This is cross-posted from my Media Justice Column and as I think ALL my entries on my MJ column are fabulous and important, I think this one is especially important for this time we are in and in educating ourselves especially because I've spoken about this film to friends all week.
This entry is a part of our World AIDS Day Blogathon. During this week we share our experiences, stories, and ideas about how HIV affects young people around the world. Join the blogathon.
Many of you reading this already talk about HIV every day, not just on World AIDS Day. Yet, as time progresses I realize that not many of us know what role the media played in HIV and AIDS prevention and education. The history of HIV has been overlooked as efforts in prevention focus on the here, now, and future.
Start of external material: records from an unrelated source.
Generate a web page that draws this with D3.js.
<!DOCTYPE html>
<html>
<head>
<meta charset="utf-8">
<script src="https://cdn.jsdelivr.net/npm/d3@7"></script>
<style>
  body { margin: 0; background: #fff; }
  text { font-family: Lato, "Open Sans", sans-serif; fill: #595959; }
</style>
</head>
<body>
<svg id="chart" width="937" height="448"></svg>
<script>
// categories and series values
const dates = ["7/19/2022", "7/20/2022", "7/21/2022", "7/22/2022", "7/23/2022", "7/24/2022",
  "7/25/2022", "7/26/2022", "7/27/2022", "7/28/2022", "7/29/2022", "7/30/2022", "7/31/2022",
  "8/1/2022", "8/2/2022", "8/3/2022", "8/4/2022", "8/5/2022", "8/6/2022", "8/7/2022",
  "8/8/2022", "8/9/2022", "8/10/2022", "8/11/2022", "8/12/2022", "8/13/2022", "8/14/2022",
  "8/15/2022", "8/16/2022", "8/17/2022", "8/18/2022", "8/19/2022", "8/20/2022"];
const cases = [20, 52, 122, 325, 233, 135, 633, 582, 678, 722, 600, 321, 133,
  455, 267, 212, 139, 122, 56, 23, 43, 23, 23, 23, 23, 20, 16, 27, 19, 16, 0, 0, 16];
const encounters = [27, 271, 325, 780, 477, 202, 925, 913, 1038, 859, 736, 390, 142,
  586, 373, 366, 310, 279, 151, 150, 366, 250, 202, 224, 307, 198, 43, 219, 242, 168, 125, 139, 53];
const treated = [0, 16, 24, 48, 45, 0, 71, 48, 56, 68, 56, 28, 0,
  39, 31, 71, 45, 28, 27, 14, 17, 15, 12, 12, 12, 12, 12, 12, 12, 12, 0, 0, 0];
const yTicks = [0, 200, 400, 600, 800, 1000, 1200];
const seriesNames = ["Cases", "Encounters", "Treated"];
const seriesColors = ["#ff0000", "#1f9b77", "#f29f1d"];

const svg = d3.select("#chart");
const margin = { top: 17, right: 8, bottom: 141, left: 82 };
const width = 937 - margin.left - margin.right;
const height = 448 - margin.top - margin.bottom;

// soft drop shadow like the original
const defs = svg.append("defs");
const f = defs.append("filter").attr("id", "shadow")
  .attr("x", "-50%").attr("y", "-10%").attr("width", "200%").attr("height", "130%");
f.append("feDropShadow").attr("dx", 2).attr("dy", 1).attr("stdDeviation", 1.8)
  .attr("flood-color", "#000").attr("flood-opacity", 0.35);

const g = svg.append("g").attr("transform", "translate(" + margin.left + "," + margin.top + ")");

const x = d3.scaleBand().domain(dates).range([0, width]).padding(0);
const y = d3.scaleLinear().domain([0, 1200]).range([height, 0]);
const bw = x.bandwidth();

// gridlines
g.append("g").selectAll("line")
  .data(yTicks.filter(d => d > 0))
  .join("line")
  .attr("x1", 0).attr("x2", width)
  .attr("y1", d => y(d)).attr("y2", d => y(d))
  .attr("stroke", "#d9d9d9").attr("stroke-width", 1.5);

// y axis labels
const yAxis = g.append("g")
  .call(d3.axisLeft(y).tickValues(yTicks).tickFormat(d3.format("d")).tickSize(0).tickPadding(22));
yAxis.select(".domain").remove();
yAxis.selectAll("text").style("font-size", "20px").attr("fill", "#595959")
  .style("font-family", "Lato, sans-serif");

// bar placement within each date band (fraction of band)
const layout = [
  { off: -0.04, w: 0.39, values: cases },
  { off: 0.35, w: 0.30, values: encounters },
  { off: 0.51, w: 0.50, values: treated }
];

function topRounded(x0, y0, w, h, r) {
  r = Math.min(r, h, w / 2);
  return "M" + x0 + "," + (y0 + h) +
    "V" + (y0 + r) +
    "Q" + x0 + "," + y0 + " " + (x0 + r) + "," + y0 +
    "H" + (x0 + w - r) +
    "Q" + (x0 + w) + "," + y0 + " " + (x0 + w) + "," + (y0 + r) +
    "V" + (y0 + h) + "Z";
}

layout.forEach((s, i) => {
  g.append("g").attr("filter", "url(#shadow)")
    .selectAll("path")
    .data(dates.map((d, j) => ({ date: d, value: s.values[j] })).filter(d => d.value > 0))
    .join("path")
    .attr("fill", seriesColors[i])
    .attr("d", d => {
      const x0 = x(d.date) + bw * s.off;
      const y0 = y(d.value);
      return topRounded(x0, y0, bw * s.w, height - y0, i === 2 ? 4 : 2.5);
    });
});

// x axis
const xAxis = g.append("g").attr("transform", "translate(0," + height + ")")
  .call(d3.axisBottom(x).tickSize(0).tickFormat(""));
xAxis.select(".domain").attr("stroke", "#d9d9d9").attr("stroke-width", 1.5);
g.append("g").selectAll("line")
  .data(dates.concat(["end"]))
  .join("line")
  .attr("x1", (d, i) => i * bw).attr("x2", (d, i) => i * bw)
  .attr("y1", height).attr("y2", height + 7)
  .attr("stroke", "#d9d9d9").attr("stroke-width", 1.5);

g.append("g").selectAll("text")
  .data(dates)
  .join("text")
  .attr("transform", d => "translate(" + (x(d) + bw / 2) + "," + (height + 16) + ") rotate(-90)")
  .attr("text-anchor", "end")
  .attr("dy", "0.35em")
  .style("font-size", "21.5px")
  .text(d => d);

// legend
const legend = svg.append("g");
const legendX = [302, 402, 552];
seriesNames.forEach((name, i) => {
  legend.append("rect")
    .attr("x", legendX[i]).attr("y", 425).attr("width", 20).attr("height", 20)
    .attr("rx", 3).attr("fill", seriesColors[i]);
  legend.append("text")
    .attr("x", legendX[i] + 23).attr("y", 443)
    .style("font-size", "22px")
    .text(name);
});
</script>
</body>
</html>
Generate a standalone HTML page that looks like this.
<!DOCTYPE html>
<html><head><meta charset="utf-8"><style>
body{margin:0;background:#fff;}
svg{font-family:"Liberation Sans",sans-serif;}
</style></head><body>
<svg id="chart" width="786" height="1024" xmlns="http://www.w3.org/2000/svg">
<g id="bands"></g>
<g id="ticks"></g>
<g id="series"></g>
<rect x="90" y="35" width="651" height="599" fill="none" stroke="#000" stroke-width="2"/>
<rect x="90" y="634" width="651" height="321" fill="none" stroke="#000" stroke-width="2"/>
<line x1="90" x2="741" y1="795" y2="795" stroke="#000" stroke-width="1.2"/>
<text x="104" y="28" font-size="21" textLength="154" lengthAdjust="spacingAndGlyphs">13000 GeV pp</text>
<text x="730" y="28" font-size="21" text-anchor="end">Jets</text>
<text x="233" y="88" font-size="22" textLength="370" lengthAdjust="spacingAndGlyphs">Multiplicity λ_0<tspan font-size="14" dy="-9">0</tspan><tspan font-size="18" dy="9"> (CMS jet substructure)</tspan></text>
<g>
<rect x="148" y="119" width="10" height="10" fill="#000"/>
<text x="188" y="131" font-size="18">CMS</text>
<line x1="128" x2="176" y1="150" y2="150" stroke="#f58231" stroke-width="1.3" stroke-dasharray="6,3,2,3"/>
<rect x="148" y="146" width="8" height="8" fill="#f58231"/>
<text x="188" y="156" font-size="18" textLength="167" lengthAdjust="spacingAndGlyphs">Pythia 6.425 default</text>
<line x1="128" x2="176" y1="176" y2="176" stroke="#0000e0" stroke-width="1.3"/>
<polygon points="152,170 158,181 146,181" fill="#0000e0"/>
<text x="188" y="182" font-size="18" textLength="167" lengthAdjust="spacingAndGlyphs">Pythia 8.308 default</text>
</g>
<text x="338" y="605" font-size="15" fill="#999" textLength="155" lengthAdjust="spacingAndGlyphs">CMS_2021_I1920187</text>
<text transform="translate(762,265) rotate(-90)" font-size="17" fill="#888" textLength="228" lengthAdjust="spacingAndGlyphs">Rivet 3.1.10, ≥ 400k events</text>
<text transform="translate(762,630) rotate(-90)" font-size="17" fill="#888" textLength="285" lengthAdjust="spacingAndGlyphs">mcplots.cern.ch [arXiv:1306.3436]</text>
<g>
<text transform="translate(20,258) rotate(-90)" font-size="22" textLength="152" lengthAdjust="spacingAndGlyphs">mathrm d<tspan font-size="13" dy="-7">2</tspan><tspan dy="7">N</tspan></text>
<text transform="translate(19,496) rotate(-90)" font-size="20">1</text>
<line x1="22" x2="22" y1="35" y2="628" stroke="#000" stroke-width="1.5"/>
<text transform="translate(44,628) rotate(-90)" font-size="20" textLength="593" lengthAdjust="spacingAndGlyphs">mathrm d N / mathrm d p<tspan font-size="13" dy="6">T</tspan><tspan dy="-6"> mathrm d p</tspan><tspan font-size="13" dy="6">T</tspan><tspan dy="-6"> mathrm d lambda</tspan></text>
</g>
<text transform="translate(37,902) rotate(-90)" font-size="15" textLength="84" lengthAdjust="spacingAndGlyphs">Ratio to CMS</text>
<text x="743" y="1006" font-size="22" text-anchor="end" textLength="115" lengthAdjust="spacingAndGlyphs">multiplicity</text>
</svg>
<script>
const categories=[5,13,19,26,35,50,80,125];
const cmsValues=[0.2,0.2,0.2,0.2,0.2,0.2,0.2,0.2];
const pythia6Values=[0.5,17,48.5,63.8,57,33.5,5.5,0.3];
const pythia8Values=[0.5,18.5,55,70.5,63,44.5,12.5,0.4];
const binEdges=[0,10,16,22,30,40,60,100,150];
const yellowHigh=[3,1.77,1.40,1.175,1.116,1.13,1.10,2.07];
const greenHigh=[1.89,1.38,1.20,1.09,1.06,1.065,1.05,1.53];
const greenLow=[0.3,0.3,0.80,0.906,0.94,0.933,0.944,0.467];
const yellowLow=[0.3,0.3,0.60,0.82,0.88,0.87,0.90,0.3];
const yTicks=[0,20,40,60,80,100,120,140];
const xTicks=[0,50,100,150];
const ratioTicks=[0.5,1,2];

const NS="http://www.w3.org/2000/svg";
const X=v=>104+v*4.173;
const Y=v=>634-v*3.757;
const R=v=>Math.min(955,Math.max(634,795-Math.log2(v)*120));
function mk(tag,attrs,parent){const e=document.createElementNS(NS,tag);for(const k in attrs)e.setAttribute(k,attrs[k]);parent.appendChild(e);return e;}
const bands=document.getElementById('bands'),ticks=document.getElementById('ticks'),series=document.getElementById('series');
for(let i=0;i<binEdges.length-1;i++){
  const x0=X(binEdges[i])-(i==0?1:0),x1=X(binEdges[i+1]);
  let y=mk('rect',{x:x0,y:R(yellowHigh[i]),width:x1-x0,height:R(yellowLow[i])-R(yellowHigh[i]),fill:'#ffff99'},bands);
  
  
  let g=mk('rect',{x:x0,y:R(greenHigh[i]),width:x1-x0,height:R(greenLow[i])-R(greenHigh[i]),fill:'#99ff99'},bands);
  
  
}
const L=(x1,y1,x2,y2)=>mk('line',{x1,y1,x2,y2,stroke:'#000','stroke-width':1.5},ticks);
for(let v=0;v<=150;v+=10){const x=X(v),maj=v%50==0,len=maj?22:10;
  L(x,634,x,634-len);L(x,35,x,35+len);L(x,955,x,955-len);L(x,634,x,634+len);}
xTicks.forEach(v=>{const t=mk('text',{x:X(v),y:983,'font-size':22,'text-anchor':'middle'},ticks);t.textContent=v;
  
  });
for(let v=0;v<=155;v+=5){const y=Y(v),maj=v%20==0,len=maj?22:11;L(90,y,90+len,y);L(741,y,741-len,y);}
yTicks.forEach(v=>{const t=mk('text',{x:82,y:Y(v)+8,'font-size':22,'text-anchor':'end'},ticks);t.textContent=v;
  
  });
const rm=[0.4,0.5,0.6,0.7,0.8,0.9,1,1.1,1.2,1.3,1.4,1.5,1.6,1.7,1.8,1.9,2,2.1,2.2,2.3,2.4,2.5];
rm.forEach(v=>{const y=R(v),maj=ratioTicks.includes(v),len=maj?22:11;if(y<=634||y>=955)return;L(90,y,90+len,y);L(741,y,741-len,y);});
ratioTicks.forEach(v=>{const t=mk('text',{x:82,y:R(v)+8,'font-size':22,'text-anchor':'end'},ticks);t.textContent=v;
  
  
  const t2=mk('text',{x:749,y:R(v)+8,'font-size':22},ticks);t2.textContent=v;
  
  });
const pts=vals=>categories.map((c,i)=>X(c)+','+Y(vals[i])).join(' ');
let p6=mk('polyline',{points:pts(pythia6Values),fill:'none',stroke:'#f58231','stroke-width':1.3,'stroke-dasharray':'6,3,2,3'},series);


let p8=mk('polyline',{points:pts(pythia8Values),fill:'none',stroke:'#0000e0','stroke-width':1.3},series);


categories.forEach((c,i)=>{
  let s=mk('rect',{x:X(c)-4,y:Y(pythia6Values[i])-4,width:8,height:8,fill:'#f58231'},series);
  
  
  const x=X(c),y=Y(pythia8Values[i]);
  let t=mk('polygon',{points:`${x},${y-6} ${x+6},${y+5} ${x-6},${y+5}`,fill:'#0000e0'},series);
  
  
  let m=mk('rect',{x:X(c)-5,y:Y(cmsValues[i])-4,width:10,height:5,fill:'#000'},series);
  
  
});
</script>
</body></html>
Yet, the history of HIV and AIDS in the US and around the world, and the role media played is, in my opinion, essential to crafting, creating, and implementing new prevention efforts.
When I begin to teach about the sociology of health and illness, HIV is always part of my anticipated class discussions. You see, I remember a time in this world when HIV was not something I had to worry about because it had not yet existed (same thing with computers, but that’s another post). This is not the case for all of us today. As many of my students were born after 1990, their understanding of the history of HIV and AIDS in the US and the world is limited.
In some communities the idea that HIV and AIDS only infects gay White men is still prevalent. Yet, many people do not know where or how this myth began. Part of my essential reading list for my students is to watch the PBS Frontline documentary: The Age of AIDS. I ask students to at least watch the first hour of the documentary (which is over 5 hours long). PBS has created a timeline of AIDS around the world and many of the cases are stunning to see how far along we have come in technology to be able to detect infection in blood samples from the 1950s.
Watching the documentary and hearing from doctors who worked with patients in the late 1970s and early 1980s informs us that people all over the world were infected with HIV and/or dying of AIDS. Not all of them where White, gay, or men. In fact Black, heterosexual Haitian men and women were infected, injection drug users on the east coast of the US become infected, gay men and heterosexual women in Paris, heterosexual men in Portugal, and Central Africans of every sexual orientation became infected. Instead of recognizing how this disease affected all people around the world, the US government, at the time, chose to use the media and their power, to send a very specific message about HIV and AIDS.
This message was not just in cutting the budget for HIV and AIDS research. The media was used to isolate, target, and marginalize specific communities. In 1987 President Reagan speaks about HIV for the first, and only time, prior to that he said nothing. For people who wonder where the “Silence=Death” mantra comes into play, for many activists it was created in response to the silence among the US government. Silence is a very constructed message. [Please don’t confuse this type of conscious silence with the silence some people exercise because they are doing hard work: thinking, being thoughtful. This type of silence implemented is the type where thoughts have already led to a decision to remain quiet.]
Not all leaders reacted the same way. President of Uganda since 1986, Yoweri Museveni , spoke of challenging stigma, myths of transmission of HIV or AIDS, and had said: “you can only find AIDS if you go looking for it.” Uganda has one of the most effective HIV and AIDS prevention efforts in the world. Their initial program was ABC (A for Abstinence, B for being faithful, and C for if you can’t do the first two use a condom). The messaging in Uganda is drastically different from what we see in the US, even today. At the same time Uganda recognized how HIV and AIDS affected their people, it is from a heterosexist perspective as President Museveni has proposed to introduce laws that will isolate and incarcerate people who identify as anything other than heterosexual.
Even though the media was used in such a way towards the LGBTQ community in the US, it is through the activism of many LGBTQ people that we are able to do the work we do today around HIV prevention and education. It is also through the efforts abroad that we have been able to examine how utilizing the media can create change and awareness surrounding HIV. For example, the documentary states that Thailand was the first country to utilize mass media for prevention and education. Prime Minister of Thailand, Anand Panyarachun, supported national condom distribution efforts among Thai people with specific focus on sex workers. The rates of HIV infection among sex workers decreased by 90% over a 10 year time period. One of the first countries to utilize mass media, Thailand has been on the vanguard in prevention efforts especially with media use.
We continue to see how the media can be useful, especially social media. Many of my friends on Facebook and Twitter have posted about World AIDS Day. We see how some progress is being made utilizing the media (even if it is Bono speaking with President Bush about HIV around the world, President Clinton shaking the hand of Chinese activists who are living with HIV and having Chinese Deputy Ministers shake his hand as well during a largely televised session, celebrities and musicians speaking to youth to get tested, and famous people living with HIV sharing their stories). Yet there is so much more to do, so much more that can be done. This week I hope you don’t find exhaustion, I hope you find excitement in continuing such efforts and utilizing the media in ways that have yet to be done.
The media is powerful. With advancements in technology we become media makers, and thus have power. How will we utilize our power to create messages that can combat stigma, eliminate myths, and encourage people that they are valuable and powerful?